Morgan & Morgan advised in connection with a Senior Secured Convertible Securities Purchase Agreement for an amount of up to US$50 million
Panama, January 9, 2020. Morgan & Morgan acted as Panamanian counsel to Avianca Holdings, S.A., Latin Airways Corp., Taca, S.A., AV International Investments, S.A., AV International Holdings S.A., AV International Holdco S.A., AV International Ventures S.A., AV TACA International Holdco, S.A., and Aviacorp Enterprises, S.A., as Note Parties in connection with the transactions contemplated by that certain Senior Secured Convertible Securities Purchase Agreement for US$ 50,000,000.00 dated as of January, 9, 2020, between Avianca Holdings, S.A., as Issuer, and Citadel Equity (Ireland) DAC, as a Purchaser, among other parties.
Panama, November 1, 2019.
Morgan & Morgan advised Avianca Holdings, S.A., a company incorporated under the laws of the Republic of Panama (the “Company”), in launch and consummation of an exchange offer of the Company’s previously issued US$550,000,000 8.375% Senior Notes due 2020 for newly issued US$550,000,000 8.375% Senior Secured Notes Due 2020 (the “Exchange Notes”). The Exchange Notes will have terms that are identical in all material respects to the terms of the Existing Notes, except that, among other differences, (1) the Exchange Notes will be issued by the Company and will be guaranteed by Avianca Leasing, LLC and Grupo Taca Holdings Limited (“Taca”), which were co-issuers of the previous notes, and will additionally be guaranteed by Avianca Ecuador S.A., Tampa Cargo S.A.S., Aviateca, S.A., Latin Logistics, LLC, International Trade Marks Agency Inc., and a newly created intermediate holding company (“Parent HoldCo”), which did not guarantee the previous notes, (2) the Exchange Notes will be secured by a pledge or assignment of (a) the AVIANCA brand and certain other intellectual property registered in different jurisdictions, including Panama, (b) certain unencumbered aircraft which are currently owned directly by or in trust for the benefit of Tampa Cargo S.A.S. or by Aerovías del Continente Americano S.A. – Avianca (“Aerovias”), and (c) the residual interest in substantially all aircraft which are owned and financed now or in the future by the Company and its subsidiaries, and (3) the Exchange Notes will automatically be exchanged (the “Mandatory Exchange”) for an equivalent principal amount of 9.00% Senior Secured Notes due 2023 (the “New Notes”) on December 31, 2019 upon the closing of an investment of not less than U.S.$250 million of new equity or convertible debt in Avianca Holdings from United Airlines, Inc. (“United”), Kingsland Holdings Limited (“Kingsland”) and one or more financial institutions, of which at least U.S.$200 million thereof will be made by United and Kingsland (the “Stakeholder Investment”) and the receipt of such funds on or prior to December 31, 2019.
BofA Securities, Inc., Citigroup Global Markets Inc., Deutsche Bank Securities Inc., J.P. Morgan Securities LLC and Goldman Sachs & Co.

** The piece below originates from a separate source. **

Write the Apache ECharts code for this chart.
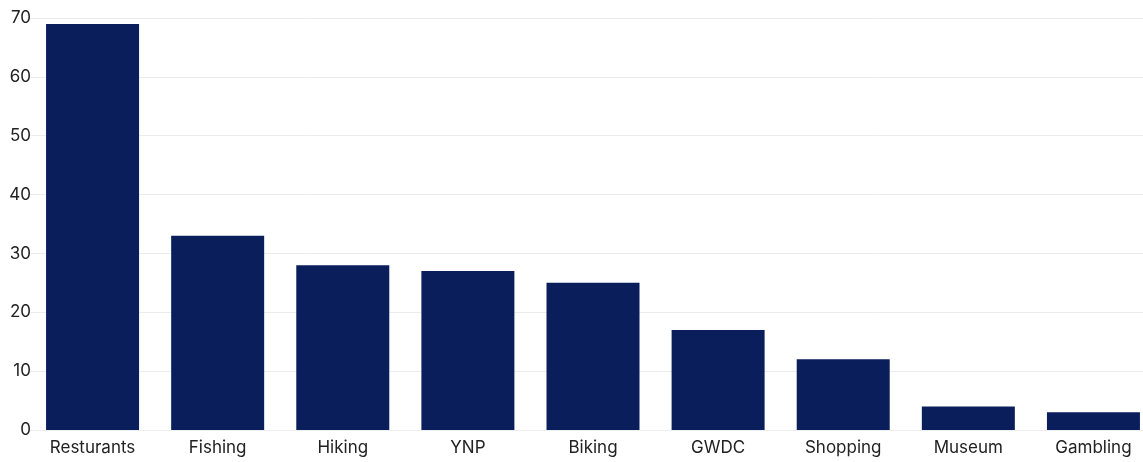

LLC acted as the Dealer Managers of the Exchange Offer, with BofA Securities, Inc. acting as Global Coordinator of the Exchange Offer. Wilmington Savings Fund Society, FSB, acted as indenture trustee and collateral trustee, Citibank, N.A. acted as transfer agent, registrar and principal paying agent, and Cititrust Colombia S.A., Sociedad Fiduciaria, acted as Colombian collateral agent.